Elwell, J., Riley, R., Abu-Ghazaleh, N., Ponomarev, D..  2014.  A Non-Inclusive Memory Permissions architecture for protection against cross-layer attacks. High Performance Computer Architecture (HPCA), 2014 IEEE 20th International Symposium on. :201-212.

Protecting modern computer systems and complex software stacks against the growing range of possible attacks is becoming increasingly difficult. The architecture of modern commodity systems allows attackers to subvert privileged system software often using a single exploit. Once the system is compromised, inclusive permissions used by current architectures and operating systems easily allow a compromised high-privileged software layer to perform arbitrary malicious activities, even on behalf of other software layers. This paper presents a hardware-supported page permission scheme for the physical pages that is based on the concept of non-inclusive sets of memory permissions for different layers of system software such as hypervisors, operating systems, and user-level applications. Instead of viewing privilege levels as an ordered hierarchy with each successive level being more privileged, we view them as distinct levels each with its own set of permissions. Such a permission mechanism, implemented as part of a processor architecture, provides a common framework for defending against a range of recent attacks. We demonstrate that such a protection can be achieved with negligible performance overhead, low hardware complexity and minimal changes to the commodity OS and hypervisor code.

Singh, S., Sharma, S..  2014.  Improving security mechanism to access HDFS data by mobile consumers using middleware-layer framework. Computing, Communication and Networking Technologies (ICCCNT), 2014 International Conference on. :1-7.
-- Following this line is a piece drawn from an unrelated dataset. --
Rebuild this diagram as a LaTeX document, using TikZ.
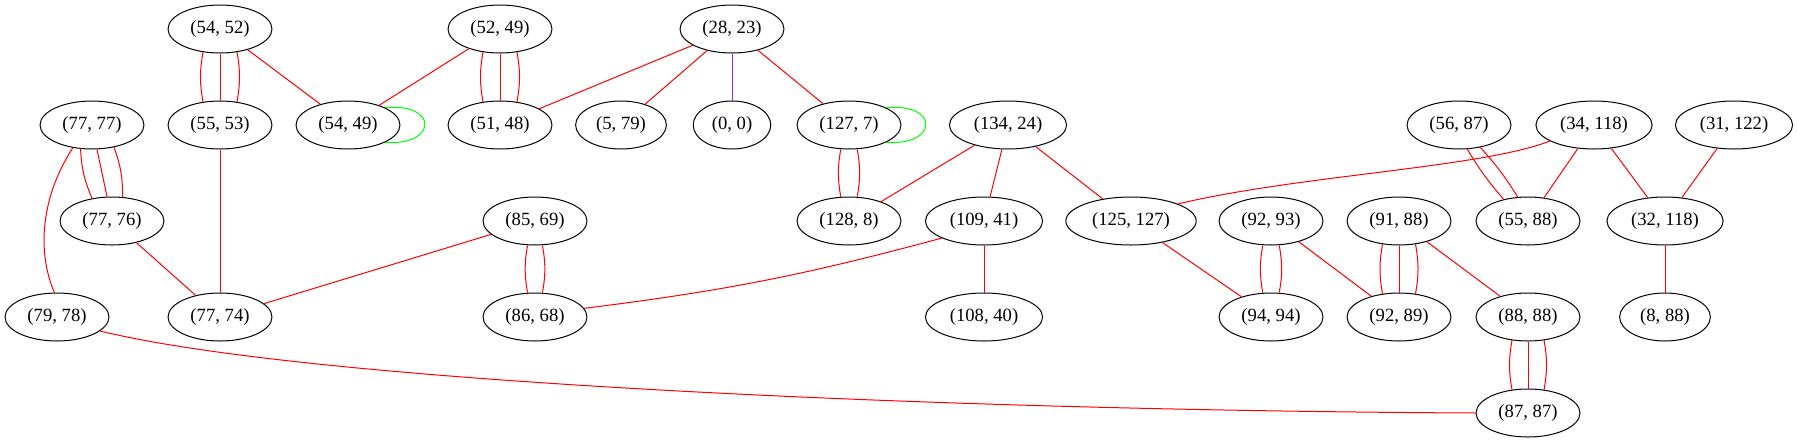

Revolution in the field of technology leads to the development of cloud computing which delivers on-demand and easy access to the large shared pools of online stored data, softwares and applications. It has changed the way of utilizing the IT resources but at the compromised cost of security breaches as well such as phishing attacks, impersonation, lack of confidentiality and integrity. Thus this research work deals with the core problem of providing absolute security to the mobile consumers of public cloud to improve the mobility of user's, accessing data stored on public cloud securely using tokens without depending upon the third party to generate them. This paper presents the approach of simplifying the process of authenticating and authorizing the mobile user's by implementing middleware-centric framework called MiLAMob model with the huge online data storage system i.e. HDFS. It allows the consumer's to access the data from HDFS via mobiles or through the social networking sites eg. facebook, gmail, yahoo etc using OAuth 2.0 protocol. For authentication, the tokens are generated using one-time password generation technique and then encrypting them using AES method. By implementing the flexible user based policies and standards, this model improves the authorization process.